Oral Presentation Society for Freshwater Science 2025 Annual Meeting

Juvenile salmonid movement and growth in a proglacial habitat mosaic (117160)

Lindsey C McCulloch 1 2 , Ryan Bellmore 3 , Jason B Fellman 2 , Elizabeth R Bruch 2 , Naomi Boyles-Muehleck 2 , Marie Gutgesell 3 , Megan V McPhee 1
  1. University of Alaska Fairbanks, AK, United States
  2. Alaska Coastal Rainforest Center, University of Alaska Southeast, Juneau, Alaska, United States
  3. Pacific Northwest Research Station, USDA Forest Service, Juneau, Alaska, United States

River networks can provide diverse growth and foraging opportunities to mobile consumers. Neighboring glacier-, snow-, and rain-fed streams in proglacial watersheds provide starkly contrasting habitats due to physicochemical differences, giving rise to distinct food webs and resource phenologies. The interplay between seasonal differences in temperature and food availability across stream types yields a shifting landscape of growth opportunities that fish can track by moving between interconnected streams. Fish movement can take place over large spatiotemporal scales during migratory periods and between seasonal refugia, or over small scales when performing daily feeding forays between adjacent habitats. While movement patterns related to behavioral thermoregulation and seasonal migration are well-established in juvenile salmonids, their direct impact on growth requires further research.

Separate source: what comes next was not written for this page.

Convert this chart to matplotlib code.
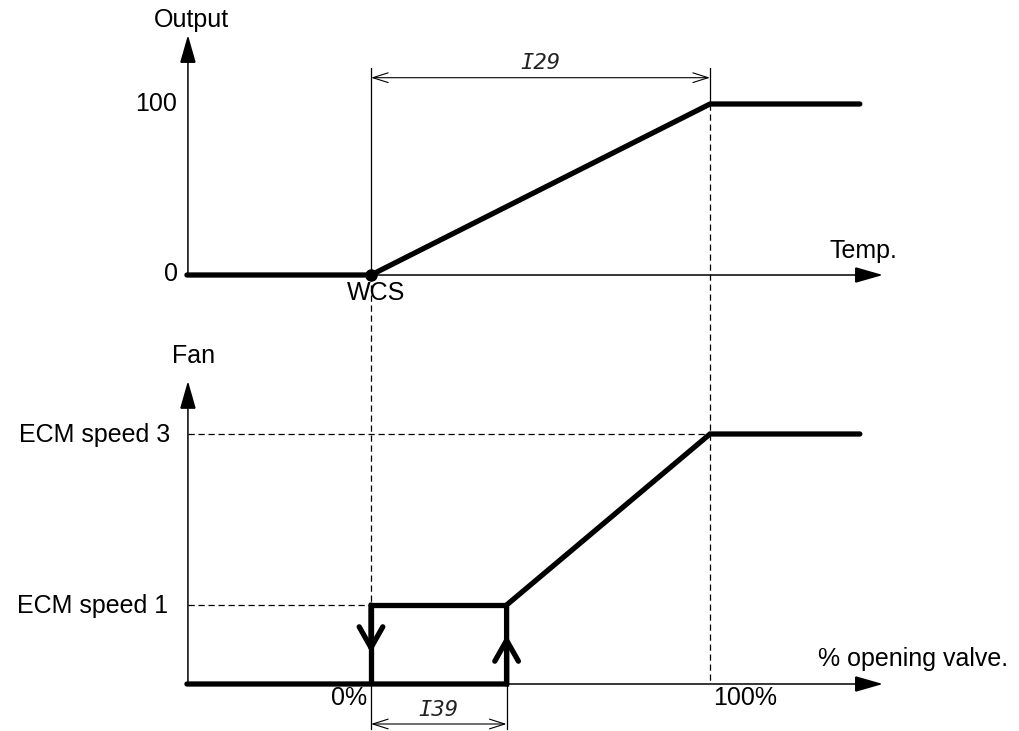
import matplotlib
matplotlib.use("Agg")
import matplotlib.pyplot as plt

plt.rcParams['font.family'] = ['Liberation Sans', 'DejaVu Sans']

# ---------------- data (chart units) ----------------
# horizontal scale: % opening valve (0% = WCS, 100% = end of I29 band)
axis_start = -54.0          # where both axes start (left)
axis_end = 151.0            # arrow tip of x axes
line_end = 144.2            # end of plotted curves
wcs = 0.0
full = 100.0
i39 = 40.0                  # hysteresis band width (I39)

# top panel : output vs temperature
temp_x = [-54.3, wcs, full, line_end]
output_y = [0, 0, 100, 100]
out_axis_top = 140.3

# bottom panel : fan speed (percent of ECM speed 3)
ecm_speed1 = 31.6
ecm_speed3 = 100.0
fan_x = [-54.3, i39, i39, full, line_end]
fan_y = [0, 0, ecm_speed1, ecm_speed3, ecm_speed3]
hyst_x = [wcs, wcs, i39]
hyst_y = [0, ecm_speed1, ecm_speed1]
fan_axis_top = 121.2

# ---------------- layout (pixels) ----------------
W, H = 1019, 731
X0PX, XSC = 371, 3.39
Y0T, YST = 275, 1.71
Y0B, YSB = 684, 2.5

fig = plt.figure(figsize=(W / 100, H / 100), dpi=100)
axt = fig.add_axes([0, 0, 1, 1])
axb = fig.add_axes([0, 0, 1, 1])
for ax in (axt, axb):
    ax.set_xlim(-X0PX / XSC, (W - X0PX) / XSC)
    ax.axis('off')
    ax.patch.set_alpha(0)
axt.set_ylim((Y0T - H) / YST, Y0T / YST)
axb.set_ylim((Y0B - H) / YSB, Y0B / YSB)

K = 'black'
THICK = 3.8
THIN = 1.1
DASH = (0, (5, 3))
FS = 18
DIMFS = 16

def arrow(ax, p0, p1, style='-|>,head_length=1.75,head_width=0.5', lw=THIN):
    ax.annotate('', xy=p1, xytext=p0,
                arrowprops=dict(arrowstyle=style, color=K, lw=lw,
                                shrinkA=0, shrinkB=0, mutation_scale=10,
                                joinstyle='miter'))

# ---------- top panel ----------
arrow(axt, (axis_start, 0), (axis_start, out_axis_top))
arrow(axt, (axis_start, 0), (axis_end, 0))
axt.plot(temp_x, output_y, color=K, lw=THICK, solid_capstyle='round',
         solid_joinstyle='round', zorder=3)
axt.plot([wcs], [0], 'o', color=K, ms=8, zorder=4)

# I29 dimension
dim_top = (Y0T - 77.7) / YST
ext_top = (Y0T - 68) / YST
axt.plot([wcs, wcs], [0, ext_top], color=K, lw=0.9)
axt.plot([full, full], [100, ext_top], color=K, lw=0.9)
arrow(axt, (wcs, dim_top), (full, dim_top),
      style='<->,head_length=1.1,head_width=0.35', lw=0.8)
axt.annotate('I29', xy=((wcs + full) / 2, dim_top), xytext=(0, 5),
             textcoords='offset pixels', ha='center', va='bottom',
             fontsize=DIMFS, style='italic', family='DejaVu Sans Mono',
             color='#222222')

axt.annotate('Output', xy=(axis_start, out_axis_top), xytext=(3, 8),
             textcoords='offset pixels', ha='center', va='baseline', fontsize=FS)
axt.annotate('100', xy=(axis_start, 100), xytext=(-11, 0),
             textcoords='offset pixels', ha='right', va='center', fontsize=FS)
axt.annotate('0', xy=(axis_start, 0), xytext=(-10, 1),
             textcoords='offset pixels', ha='right', va='center', fontsize=FS)
axt.annotate('Temp.', xy=(axis_end, 0), xytext=(-19, 17),
             textcoords='offset pixels', ha='center', va='baseline', fontsize=FS)
axt.annotate('WCS', xy=(wcs, 0), xytext=(5, -25),
             textcoords='offset pixels', ha='center', va='baseline', fontsize=FS)

# ---------- bottom panel ----------
arrow(axb, (axis_start, 0), (axis_start, fan_axis_top))
arrow(axb, (axis_start, 0), (axis_end, 0))

# dashed guides
top_in_b = (Y0B - Y0T) / YSB
axb.plot([wcs, wcs], [top_in_b, ecm_speed1], color=K, lw=0.9, ls=DASH)
axb.plot([full, full], [(Y0B - 104) / YSB, 0], color=K, lw=0.9, ls=DASH)
axb.plot([axis_start, full], [ecm_speed3] * 2, color=K, lw=0.9, ls=DASH)
axb.plot([axis_start, wcs], [ecm_speed1] * 2, color=K, lw=0.9, ls=DASH)

axb.plot(fan_x, fan_y, color=K, lw=THICK, solid_capstyle='round',
         solid_joinstyle='miter', zorder=3)
axb.plot(hyst_x, hyst_y, color=K, lw=THICK, solid_capstyle='butt',
         solid_joinstyle='miter', zorder=3)
# hysteresis direction chevrons
arrow(axb, (wcs, ecm_speed1), (wcs, (Y0B - 653) / YSB),
      style='->,head_length=1.5,head_width=0.85', lw=THICK)
arrow(axb, (i39, 0), (i39, (Y0B - 635) / YSB),
      style='->,head_length=1.5,head_width=0.85', lw=THICK)

# I39 dimension
dim_bot = (Y0B - 724) / YSB
ext_bot = (Y0B - 729) / YSB
axb.plot([wcs, wcs], [0, ext_bot], color=K, lw=0.9)
axb.plot([i39, i39], [0, ext_bot], color=K, lw=0.9)
arrow(axb, (wcs, dim_bot), (i39, dim_bot),
      style='<->,head_length=1.1,head_width=0.35', lw=0.8)
axb.annotate('I39', xy=((wcs + i39) / 2, dim_bot), xytext=(0, 4),
             textcoords='offset pixels', ha='center', va='bottom',
             fontsize=DIMFS, style='italic', family='DejaVu Sans Mono',
             color='#222222')

axb.annotate('Fan', xy=(axis_start, fan_axis_top), xytext=(6, 18),
             textcoords='offset pixels', ha='center', va='baseline', fontsize=FS)
axb.annotate('ECM speed 3', xy=(axis_start, ecm_speed3), xytext=(-18, -8),
             textcoords='offset pixels', ha='right', va='baseline', fontsize=FS)
axb.annotate('ECM speed 1', xy=(axis_start, ecm_speed1), xytext=(-20, -8),
             textcoords='offset pixels', ha='right', va='baseline', fontsize=FS)
axb.annotate('% opening valve.', xy=(axis_end, 0), xytext=(30, 18),
             textcoords='offset pixels', ha='center', va='baseline', fontsize=FS)
axb.annotate('0%', xy=(wcs, 0), xytext=(-22, -21),
             textcoords='offset pixels', ha='center', va='baseline', fontsize=FS)
axb.annotate('100%', xy=(full, 0), xytext=(35, -21),
             textcoords='offset pixels', ha='center', va='baseline', fontsize=FS)

fig.savefig('out.png', dpi=100, facecolor='white')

Our study investigates how movement between a glacial river and two rain-dominated tributaries influences juvenile salmonid growth in a Southeast Alaskan watershed. We collected individual growth histories of PIT-tagged juvenile salmonids using mark-recapture at adjacent glacial mainstem, beaver pond, and rain-driven tributary sites, and we continuously tracked the movement of tagged individuals between the mainstem and tributaries using PIT arrays. Specific growth curves were calculated for each site, and the timing and frequency of fish movement between mainstem and tributary habitats was used to determine whether fish were tracking environmental cues and growth conditions across space. Fish movement patterns varied between individuals and across both seasonal and daily temporal scales. We found distinct differences in seasonal growth rates between glacial rivers and rain-dominated tributary systems, and mobile fish that cycled between adjacent habitats displayed distinct growth trajectories when compared to stationary individuals. These results support the hypothesis that fish can benefit from tracking asynchronies in growth conditions across space and time. Describing fish growth and movement is especially important within proglacial watersheds due to the homogenizing impact of glacial melt across habitat mosaics and associated loss of habitat diversity.